Garry Shilson-Josling, Economist
(Australian Associated Press)
The prospects for a pickup in wages growth and inflation are good, Reserve Bank assistant governor Christopher Kent says.
A substantial rise in commodity prices this year after a series of steep falls suggests expectations of a period of stability are more plausible than they have been for a while, Dr Kent said in a speech to a Bloomberg event in Sydney.
And the end of the fall in mining investment is coming into view, with more than three quarters of the decline now behind us.
“The abatement of those two substantial headwinds suggests that there is a reasonable prospect of sustaining growth in economic activity, which would support a further gradual decline in the unemployment rate,” Dr Kent said.
“There is also a good prospect that the growth in wages and the rate of inflation will gradually lift over the period ahead.”
That outlook is implied in the RBA’s central forecasts, he said.
But, he said, developments in China would be important, with the Asian nation a major producer and consumer of many of Australia’s commodity exports.

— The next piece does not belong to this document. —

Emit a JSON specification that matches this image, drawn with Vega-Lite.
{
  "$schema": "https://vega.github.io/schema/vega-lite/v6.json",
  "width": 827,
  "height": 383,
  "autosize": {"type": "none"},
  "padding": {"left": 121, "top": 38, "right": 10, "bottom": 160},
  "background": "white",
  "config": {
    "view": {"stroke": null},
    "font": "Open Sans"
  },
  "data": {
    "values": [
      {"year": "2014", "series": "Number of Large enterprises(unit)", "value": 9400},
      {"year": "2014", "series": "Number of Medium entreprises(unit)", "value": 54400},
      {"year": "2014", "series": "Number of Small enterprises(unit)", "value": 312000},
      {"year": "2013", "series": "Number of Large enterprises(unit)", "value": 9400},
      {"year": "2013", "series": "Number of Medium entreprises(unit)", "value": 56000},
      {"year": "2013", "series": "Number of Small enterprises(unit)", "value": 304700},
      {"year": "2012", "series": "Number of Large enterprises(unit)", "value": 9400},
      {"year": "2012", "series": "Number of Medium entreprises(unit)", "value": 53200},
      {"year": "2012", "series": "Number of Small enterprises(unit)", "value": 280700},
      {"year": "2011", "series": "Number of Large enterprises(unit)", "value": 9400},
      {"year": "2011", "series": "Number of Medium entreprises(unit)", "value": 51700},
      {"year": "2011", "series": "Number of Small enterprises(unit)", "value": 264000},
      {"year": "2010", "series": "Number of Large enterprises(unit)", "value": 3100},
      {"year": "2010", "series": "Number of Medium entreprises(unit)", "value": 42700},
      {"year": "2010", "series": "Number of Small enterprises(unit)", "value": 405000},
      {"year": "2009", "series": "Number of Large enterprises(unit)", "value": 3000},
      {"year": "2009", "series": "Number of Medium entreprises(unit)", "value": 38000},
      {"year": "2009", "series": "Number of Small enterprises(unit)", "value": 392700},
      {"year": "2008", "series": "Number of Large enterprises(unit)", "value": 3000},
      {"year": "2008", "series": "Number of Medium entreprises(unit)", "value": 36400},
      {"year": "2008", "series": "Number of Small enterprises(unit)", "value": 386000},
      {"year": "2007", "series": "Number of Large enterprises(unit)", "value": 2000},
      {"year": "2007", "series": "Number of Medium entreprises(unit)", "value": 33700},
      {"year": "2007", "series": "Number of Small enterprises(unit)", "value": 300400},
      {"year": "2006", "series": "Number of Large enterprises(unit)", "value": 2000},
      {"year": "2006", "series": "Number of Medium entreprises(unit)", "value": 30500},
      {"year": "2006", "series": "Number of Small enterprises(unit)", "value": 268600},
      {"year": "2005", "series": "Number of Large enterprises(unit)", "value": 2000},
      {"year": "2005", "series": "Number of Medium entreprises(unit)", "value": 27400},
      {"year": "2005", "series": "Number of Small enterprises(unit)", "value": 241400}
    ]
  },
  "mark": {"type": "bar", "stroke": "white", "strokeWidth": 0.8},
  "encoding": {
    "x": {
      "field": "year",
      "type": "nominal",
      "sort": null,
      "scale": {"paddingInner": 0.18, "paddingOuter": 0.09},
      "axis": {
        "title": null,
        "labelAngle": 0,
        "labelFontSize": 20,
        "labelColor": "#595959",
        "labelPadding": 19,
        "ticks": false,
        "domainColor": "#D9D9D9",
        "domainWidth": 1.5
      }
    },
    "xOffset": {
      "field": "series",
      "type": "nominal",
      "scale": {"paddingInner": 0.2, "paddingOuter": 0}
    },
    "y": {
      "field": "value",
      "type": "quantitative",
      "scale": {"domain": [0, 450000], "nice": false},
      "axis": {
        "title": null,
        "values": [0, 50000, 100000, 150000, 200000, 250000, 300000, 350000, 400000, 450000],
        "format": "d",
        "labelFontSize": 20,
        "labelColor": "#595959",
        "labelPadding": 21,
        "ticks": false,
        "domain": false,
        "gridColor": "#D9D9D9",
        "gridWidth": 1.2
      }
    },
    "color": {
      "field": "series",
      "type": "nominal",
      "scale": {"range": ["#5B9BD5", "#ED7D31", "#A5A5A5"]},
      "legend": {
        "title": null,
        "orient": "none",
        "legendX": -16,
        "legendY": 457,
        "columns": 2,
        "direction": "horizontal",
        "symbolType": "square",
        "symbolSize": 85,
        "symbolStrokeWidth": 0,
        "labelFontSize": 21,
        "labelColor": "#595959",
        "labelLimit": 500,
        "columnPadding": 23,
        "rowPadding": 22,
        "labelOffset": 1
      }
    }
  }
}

“For this reason, the outlook for the Chinese economy is a key source of uncertainty for the Australian economy,” Dr Kent said.
During the decade-long rise and fall in commodity prices, the Australian economy had generally behaved in line with the RBA”s expectations.
But, while the big picture was about as expected, some of the details were not, including the unexpectedly steep fall in the terms of trade, the ratio of export prices to import prices.
This has led to significant adjustments, with wages and consumer price inflation coming in on the weak side.
The exchange rate has also fallen, although low interest rates overseas had meant the Australian dollar has dropped less than it otherwise might have, Dr Kent said.
But, while mining investment and the nominal gross domestic product (its dollar value) have been weaker than expected a few years ago, the non-mining economy had recently picked up and been stronger than earlier expected.
“Indeed, of late, real GDP growth has been a bit stronger and the unemployment rate a little lower than earlier forecast,” Dr Kent said.